Velocity of car1 to strike an immovable wall with same momentum: 40.83 mph
Velocity of car2 to strike an immovable wall with same momentum: -29.17 mph



Edit:
Just a little more math to prove that calculations are correct.

1 Relative speed of car1 and car2 before impact = 30 + 40 = 70
2 Relative speed of car1 and car2 after impact = 51.67 + 18.33 = 70 (elastic rebound)
3 Relative speed of car1 and car2 with brick wall = 40.83 + 29.17 = 70

Notice that as previous posters have already pointed out, the wall is not even necessary in #3. The velocities of both vehicles has been adjusted (in #3) so that rebound velocity equals the initial velocity. Car1 has an initial velocity of 40.83 and a rebound velocity of -40.83. Car2 likewise -29.17 and 29.17. However, the change in momentum after impact for each car remains the same.

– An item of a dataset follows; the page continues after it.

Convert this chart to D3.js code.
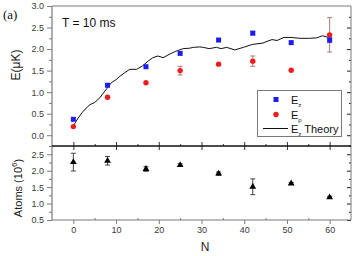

Additional proof that calculations are correct:

Car1 change in velocity after hitting car2 = 30 - (-51.67) = 81.67
Car1 change in velocity after hitting brick wall = 40.83 - (-40.83) = 81.66

Car2 change in velocity after hitting car1 = -40 - 18.33 = -58.33
Car2 change in velocity after hitting brick wall = -29.17 - 29.17 = -58.34

Of course the actual change in velocity would be half that indicated because real cars are not elastic and would absorb the impact instead of rebounding.

As you can see car1 hitting car2 at a relative speed of 70mph is the same as car1 hitting a brick wall at 40.83 mph. And car2 hitting car1 at a relative speed of 70mph is the same as car2 hitting a brick wall at 29.17mph. Proof that driving a heavy vehicle has it's advantages.